Tuesday, March 13, 2018

How one old photo led me to write a memoir


Let me tell you how an old photo led me to transform a scrapbook into my soon-to-be-published memoir.

Like I was telling you Thursday in The power of pictures, years ago I put photos in three-ring binders—photos from three years our family spent in South America when the kids were just starting school.

I also typed stories from letters I’d sent my parents, adding them to the photos.

I thought the story was finished—until one day I noticed something in one picture, something I hadn’t noticed before.

It was a picture I took on day one at our new home in South America and it’s always been one of my favorites. I had made copies of that picture and passed them out during speaking engagements. And I had framed it and hung it on the wall. A magnet holds another copy on my refrigerator.

But one day, long after I’d assembled the scrapbook, I saw in that photo something deeper and broader. The earth lurched when I recognized it, and I asked myself, Why did you never notice this before?

After thinking it over, this became clear: In the letters to my parents, which I had based my stories on, I never told them about the scary stuff.  

That meant the narrative in the scrapbook was a list of selected facts, just the everyday surface stuff.

And with that realization, I knew my story was not yet finished.

That photo foreshadowed stories that made ongoing international news—events that touched our family and friends and changed many lives forever.

I had a bigger, deeper, richer story to write—a story about hostility from guerrilla groups—their bombings, ongoing threats of violence, kidnappings, and murdersand what God and courageous people did in the midst of it all.

And now those stories will soon be ready to publish as a memoir. (Its working title is Please, God, Don’t Make Me Go!)

Enough about my discovery and my story. What about you?

Did you examine one or more key photos related to your story?  

Reread our previous post, The Power of pictures, and peel back layers, asking yourself:
  • What is the deeper story behind this photo?
  • What is the bigger issue?
  • Does the photo symbolize or capture a theme in my memoir?
  • Does it contain a secret or solve a mystery?
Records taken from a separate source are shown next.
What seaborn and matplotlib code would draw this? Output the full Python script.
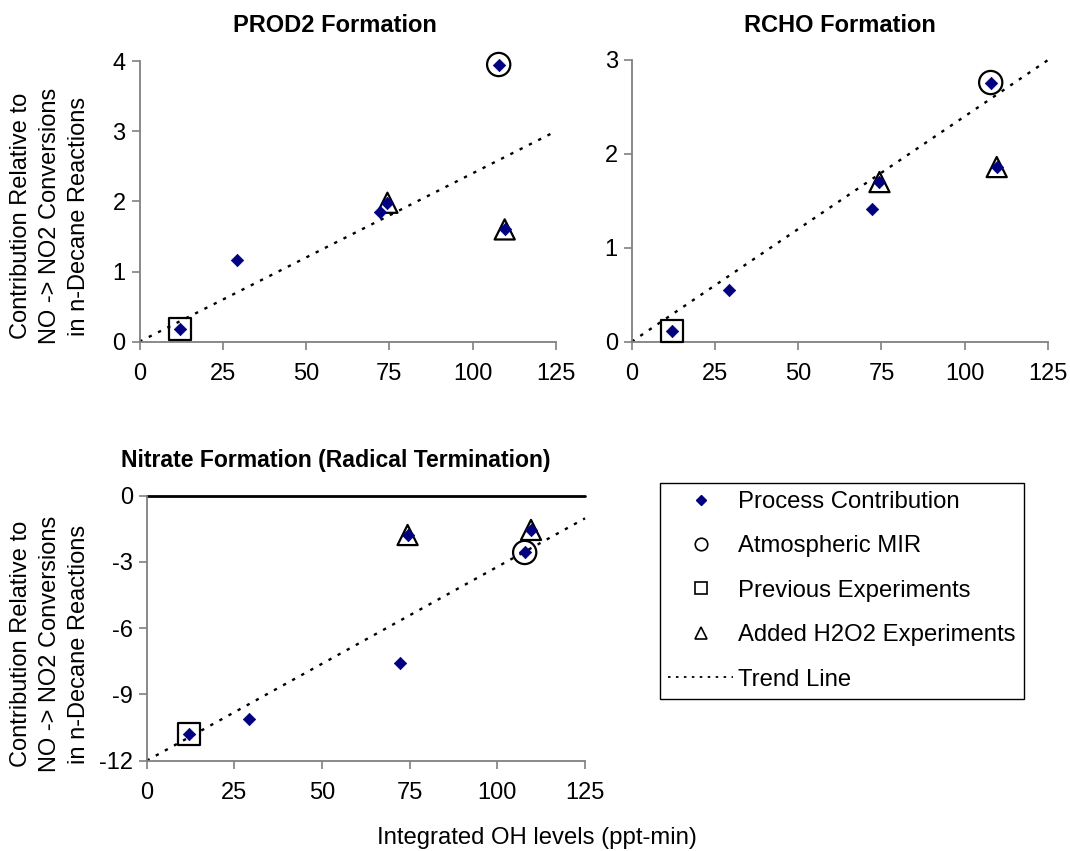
import numpy as np
import pandas as pd
import matplotlib
matplotlib.use("Agg")
import matplotlib.pyplot as plt
from matplotlib.lines import Line2D
import seaborn as sns

# ---------------- data ----------------
oh_levels = [12.1, 29.2, 72.2, 74.4, 107.8, 109.6]
experiment_type = ["Previous", "None", "None", "H2O2", "MIR", "H2O2"]
prod2_values = [0.18, 1.17, 1.85, 1.98, 3.95, 1.60]
rcho_values = [0.11, 0.55, 1.41, 1.70, 2.76, 1.86]
nitrate_values = [-10.79, -10.13, -7.56, -1.78, -2.57, -1.55]

panel_titles = ["PROD2 Formation", "RCHO Formation",
                "Nitrate Formation (Radical Termination)"]
trend_slopes = [0.024, 0.024, 0.0878]
trend_intercepts = [0.0, 0.0, -12.0]
x_ticks = [0, 25, 50, 75, 100, 125]
y_ticks = [[0, 1, 2, 3, 4], [0, 1, 2, 3], [-12, -9, -6, -3, 0]]
trend_x = [0, 125]

legend_labels = ["Process Contribution", "Atmospheric MIR", "Previous Experiments",
                 "Added H2O2 Experiments", "Trend Line"]
ylabel_text = "Contribution Relative to\nNO -> NO2 Conversions\nin n-Decane Reactions"
xlabel_text = "Integrated OH levels (ppt-min)"

# ---------------- style ----------------
sns.set_theme(style="ticks")
plt.rcParams["font.family"] = ["Liberation Sans", "DejaVu Sans"]
plt.rcParams["axes.unicode_minus"] = False
plt.rcParams["text.color"] = "black"

W, H = 1070, 851
fig = plt.figure(figsize=(W / 100, H / 100), dpi=100)

def fr(x0, y0, x1, y1):
    return [x0 / W, 1 - y1 / H, (x1 - x0) / W, (y1 - y0) / H]

ax_rects = [fr(139.5, 61, 556, 341.7), fr(631.7, 60, 1048, 341.7), fr(146.7, 495.7, 585, 760.7)]
title_pos = [(335, 25, 17), (840, 25, 17), (336, 460, 16.6)]
values = [prod2_values, rcho_values, nitrate_values]

NAVY = "#000080"
SPINE = "#808080"
DOTS = (0, (1.4, 3.0))

for i in range(3):
    ax = fig.add_axes(ax_rects[i])
    df = pd.DataFrame({"x": oh_levels, "y": values[i], "type": experiment_type})
    tdf = pd.DataFrame({"x": trend_x,
                        "y": [trend_slopes[i] * v + trend_intercepts[i] for v in trend_x]})
    sns.lineplot(data=tdf, x="x", y="y", ax=ax, color="black", lw=1.7,
                 linestyle=DOTS, clip_on=False)
    for typ, mk, s in [("MIR", "o", 280), ("Previous", "s", 250), ("H2O2", "^", 210)]:
        sub = df[df["type"] == typ]
        sns.scatterplot(data=sub, x="x", y="y", ax=ax, marker=mk, s=s,
                        facecolor="none", edgecolor="black", linewidth=1.6,
                        clip_on=False, zorder=3)
    sns.scatterplot(data=df, x="x", y="y", ax=ax, marker="D", s=40,
                    color=NAVY, edgecolor=NAVY, linewidth=0.5, clip_on=False, zorder=4)

    ax.set_xlim(0, 125)
    ax.set_ylim(min(y_ticks[i]), max(y_ticks[i]))
    ax.set_xticks(x_ticks)
    ax.set_yticks(y_ticks[i])
    ax.set_xlabel("")
    ax.set_ylabel("")
    for side in ["top", "right"]:
        ax.spines[side].set_visible(False)
    for side in ["left", "bottom"]:
        ax.spines[side].set_color(SPINE)
        ax.spines[side].set_linewidth(1.3)
    ax.tick_params(axis="both", which="major", direction="out", length=6, width=1.2,
                   color=SPINE, labelsize=17, labelcolor="black",
                   bottom=True, left=True)
    ax.tick_params(axis="x", pad=9)
    ax.tick_params(axis="y", pad=4)
    tx, ty, tfs = title_pos[i]
    fig.text(tx / W, 1 - ty / H, panel_titles[i], ha="center", va="center",
             fontsize=tfs, fontweight="bold", color="black")
    if i == 2:
        ax.axhline(0, color="black", lw=2, clip_on=False, zorder=2)

for yc in [216, 644]:
    fig.text(50 / W, 1 - yc / H, ylabel_text, rotation=90, ha="center", va="center",
             multialignment="center", fontsize=17, linespacing=1.4, color="black")
fig.text(537 / W, 1 - 838 / H, xlabel_text, ha="center", va="center", fontsize=17.2,
         color="black")

handles = [
    Line2D([], [], marker="D", color=NAVY, linestyle="none", markersize=5.5),
    Line2D([], [], marker="o", markerfacecolor="none", markeredgecolor="black",
           linestyle="none", markersize=9, markeredgewidth=1.2),
    Line2D([], [], marker="s", markerfacecolor="none", markeredgecolor="black",
           linestyle="none", markersize=8.5, markeredgewidth=1.2),
    Line2D([], [], marker="^", markerfacecolor="none", markeredgecolor="black",
           linestyle="none", markersize=9, markeredgewidth=1.2),
    Line2D([], [], color="black", lw=1.3, linestyle=DOTS),
]
leg = fig.legend(handles, legend_labels, loc="upper left",
                 bbox_to_anchor=(660 / W, 1 - 482.5 / H), borderaxespad=0,
                 fontsize=17.2, frameon=True, fancybox=False, framealpha=1,
                 edgecolor="black", handlelength=2.7, handletextpad=0.22,
                 borderpad=0.35, labelspacing=0.94)
leg.get_frame().set_linewidth(1.0)
for t in leg.get_texts():
    t.set_color("black")

fig.savefig("out.png", dpi=100)
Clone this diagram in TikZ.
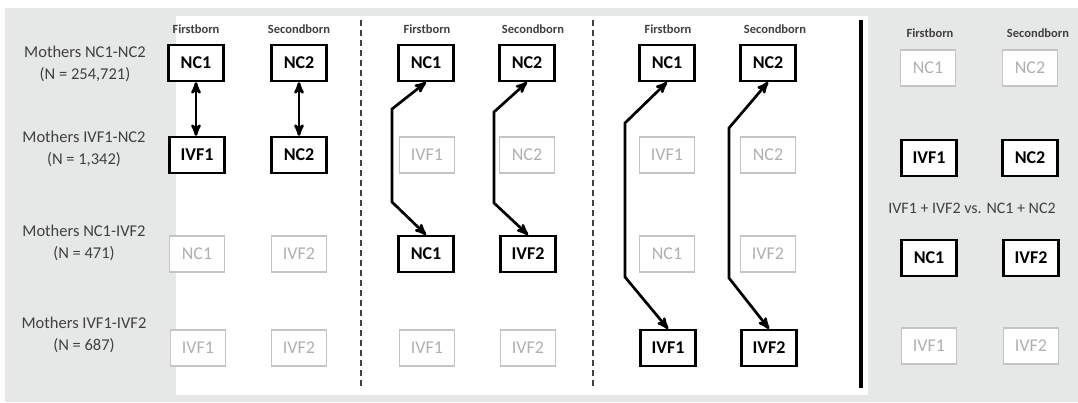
\documentclass[tikz,border=0pt]{standalone}
\usepackage{fontspec}
\setmainfont{Carlito}
\usetikzlibrary{arrows}

\definecolor{panelgray}{HTML}{E6E7E7}
\definecolor{labelgray}{HTML}{404040}
\definecolor{fadegray}{HTML}{C4C4C4}

\begin{document}
\begin{tikzpicture}[x=1pt,y=-1pt,<->,>=stealth',thick,
  box/.style={draw=black,line width=2.4pt,fill=white,minimum width=55pt,minimum height=36pt,inner sep=2pt,font=\fontsize{18}{18}\selectfont\bfseries},
  faint box/.style={draw=fadegray,line width=1.6pt,fill=white,minimum width=55pt,minimum height=36pt,inner sep=2pt,text=fadegray!90!black,font=\fontsize{18}{18}\selectfont},
  col label/.style={text=labelgray,font=\fontsize{12.5}{13}\selectfont\bfseries},
  row label/.style={text=labelgray,align=center,font=\fontsize{16.5}{22}\selectfont},
  link/.style={<->,line width=2.7pt,black}]

  \useasboundingbox (0,0) rectangle (1078,402);
  \fill[panelgray] (5,8) rectangle (1078,402);
  \fill[white] (176,16) rectangle (868,395);

  % row labels
  \node[row label] (m1) at (85,64) {Mothers NC1-NC2\\(N = 254,721)};
  \node[row label] (m2) at (84,149) {Mothers IVF1-NC2\\(N = 1,342)};
  \node[row label] (m3) at (84,243) {Mothers NC1-IVF2\\(N = 471)};
  \node[row label] (m4) at (84,335) {Mothers IVF1-IVF2\\(N = 687)};

  % separators
  \draw[-,labelgray,line width=1.6pt,dash pattern=on 6pt off 4pt] (361,20) -- (361,387);
  \draw[-,labelgray,line width=1.6pt,dash pattern=on 6pt off 4pt] (593,20) -- (593,387);
  \draw[-,black,line width=3.2pt] (861,20) -- (861,388);

  % panel 1
  \node[col label] (f1) at (196,29) {Firstborn};
  \node[col label] (s1) at (299,29) {Secondborn};
  \node[box] (a1) at (196,63) {NC1};
  \node[box] (b1) at (299,63) {NC2};
  \node[box] (a2) at (197,155) {IVF1};
  \node[box] (b2) at (299,155) {NC2};
  \node[faint box] (a3) at (197,254) {NC1};
  \node[faint box] (b3) at (299,254) {IVF2};
  \node[faint box] (a4) at (198,348) {IVF1};
  \node[faint box] (b4) at (299,348) {IVF2};

  \path[link]
    (a1.south) edge (a1.south |- a2.north)
    (b1.south) edge (b1.south |- b2.north);

  % panel 2
  \node[col label] (f2) at (427,29) {Firstborn};
  \node[col label] (s2) at (533,29) {Secondborn};
  \node[box] (c1) at (426,63) {NC1};
  \node[box] (d1) at (527,63) {NC2};
  \node[faint box] (c2) at (427,155) {IVF1};
  \node[faint box] (d2) at (527,155) {NC2};
  \node[box] (c3) at (426,254) {NC1};
  \node[box] (d3) at (528,254) {IVF2};
  \node[faint box] (c4) at (427,348) {IVF1};
  \node[faint box] (d4) at (528,348) {IVF2};

  \draw[link] (c1.south) -- (392,109) -- (392,202) -- (c3.north);
  \draw[link] (d1.south) -- (494,112) -- (494,203) -- (d3.north);

  % panel 3
  \node[col label] (f3) at (668,29) {Firstborn};
  \node[col label] (s3) at (775,29) {Secondborn};
  \node[box] (e1) at (667,63) {NC1};
  \node[box] (g1) at (768,63) {NC2};
  \node[faint box] (e2) at (667,155) {IVF1};
  \node[faint box] (g2) at (768,155) {NC2};
  \node[faint box] (e3) at (667,254) {NC1};
  \node[faint box] (g3) at (768,254) {IVF2};
  \node[box] (e4) at (668,348) {IVF1};
  \node[box] (g4) at (769,348) {IVF2};

  \draw[link] (e1.south) -- (625,123) -- (625,277) -- (e4.north);
  \draw[link] (g1.south) -- (729,128) -- (729,278) -- (g4.north);

  % panel 4
  \node[col label] (f4) at (930,33) {Firstborn};
  \node[col label] (s4) at (1038,33) {Secondborn};
  \node[faint box] (h1) at (928,68) {NC1};
  \node[faint box] (k1) at (1030,68) {NC2};
  \node[box] (h2) at (929,158) {IVF1};
  \node[box] (k2) at (1030,158) {NC2};
  \node[text=labelgray,font=\fontsize{16}{16}\selectfont] (vs) at (972,208) {IVF1 + IVF2 vs. NC1 + NC2};
  \node[box] (h3) at (929,258) {NC1};
  \node[box] (k3) at (1031,258) {IVF2};
  \node[faint box] (h4) at (929,346) {IVF1};
  \node[faint box] (k4) at (1031,346) {IVF2};
\end{tikzpicture}
\end{document}
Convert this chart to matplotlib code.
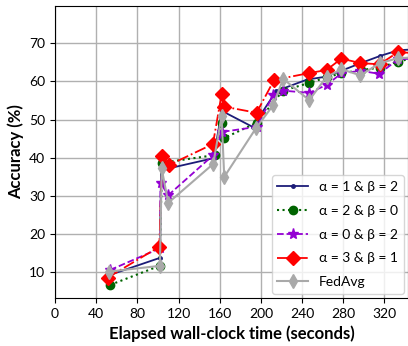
import matplotlib
matplotlib.use("Agg")
import matplotlib.pyplot as plt

plt.rcParams['font.family'] = ['Lato', 'DejaVu Sans']

# alpha=1 & beta=2
x_a1b2 = [53, 102, 103, 110, 154, 162, 192, 215, 245, 262, 280, 298, 316, 334, 350]
y_a1b2 = [9.3, 13.8, 38.0, 37.2, 39.9, 52.3, 48.1, 57.5, 60.5, 61.2, 63.0, 64.9, 66.7, 68.2, 68.4]

# alpha=2 & beta=0
x_a2b0 = [53.5, 101.5, 104, 155, 162, 164.5, 196, 221.5, 247, 264, 278, 297, 315.5, 333, 350]
y_a2b0 = [6.7, 11.7, 38.7, 40.7, 49.0, 45.2, 49.2, 57.6, 59.6, 61.1, 62.1, 63.0, 63.6, 65.2, 66.2]

# alpha=0 & beta=2
x_a0b2 = [53.4, 102, 102.5, 110, 153.7, 162.5, 195.8, 212, 221.7, 247, 263.8, 278.3, 296.8, 315, 333.3, 350]
y_a0b2 = [10.6, 16.3, 33.4, 30.2, 40.7, 46.8, 48.1, 56.4, 57.6, 57.0, 59.1, 62.1, 62.8, 62.0, 65.8, 66.0]

# alpha=3 & beta=1
x_a3b1 = [51, 101.3, 104.2, 110.7, 153.4, 161.8, 164.4, 195.8, 212.9, 247, 263.8, 278.3, 296.8, 315.5, 333.3, 350]
y_a3b1 = [8.6, 16.7, 40.5, 38.1, 43.6, 56.6, 53.4, 51.8, 60.4, 62.2, 63.0, 66.0, 64.8, 64.5, 67.7, 67.4]

# FedAvg
x_fedavg = [52.4, 101.9, 103.6, 110, 153.7, 161.8, 164.4, 195.1, 212, 221.7, 247, 263.8, 278.3, 296.8, 315.5, 333.3, 350]
y_fedavg = [10.2, 11.7, 37.2, 28.2, 38.4, 50.9, 35.0, 47.7, 53.8, 60.7, 55.1, 61.2, 63.2, 61.6, 64.8, 66.1, 66.3]

x_ticks = [0, 40, 80, 120, 160, 200, 240, 280, 320]
y_ticks = [10, 20, 30, 40, 50, 60, 70]

fig = plt.figure(figsize=(4.08, 3.46), dpi=100)
ax = fig.add_axes([0.135, 0.139, 0.865, 0.844])

ax.plot(x_a1b2, y_a1b2, color='#1c1c78', linestyle='-', marker='.', markersize=5,
        linewidth=1.3, label='α = 1 & β = 2', zorder=3)
ax.plot(x_a2b0, y_a2b0, color='darkgreen', linestyle=':', marker='o', markersize=6,
        linewidth=1.5, label='α = 2 & β = 0', zorder=3)
ax.plot(x_a0b2, y_a0b2, color='darkviolet', linestyle='--', marker='*', markersize=8,
        linewidth=1.3, label='α = 0 & β = 2', zorder=3)
ax.plot(x_a3b1, y_a3b1, color='red', linestyle='-.', marker='D', markersize=7,
        linewidth=1.3, label='α = 3 & β = 1', zorder=3)
ax.plot(x_fedavg, y_fedavg, color='darkgray', linestyle='-', marker='d', markersize=7,
        linewidth=1.5, label='FedAvg', zorder=3)

ax.set_xlim(0, 343)
ax.set_ylim(3.3, 79.8)
ax.set_xticks(x_ticks)
ax.set_yticks(y_ticks)
ax.tick_params(labelsize=10)
ax.grid(True, color='#b0b0b0', linewidth=1)
ax.set_axisbelow(True)
ax.set_xlabel('Elapsed wall-clock time (seconds)', fontsize=12, fontweight='bold')
ax.set_ylabel('Accuracy (%)', fontsize=12, fontweight='bold')
ax.legend(loc='lower right', fontsize=10, borderaxespad=0.3, handlelength=2.2,
          labelspacing=0.85)

fig.savefig('out.png', dpi=100)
If so, do others now need to know about it? (If someone would benefit—if that would help heal an old wound, right a wrong, or bring forgiveness or hope—think and pray about revealing it.)

Maybe you still haven’t pinned down 
the real meaning
the central idea, or message of your memoir. 

Perhaps a photo will help you discover it.

For a few days, 
think about a key photo and what it represents
It might hold more significance than you now realize.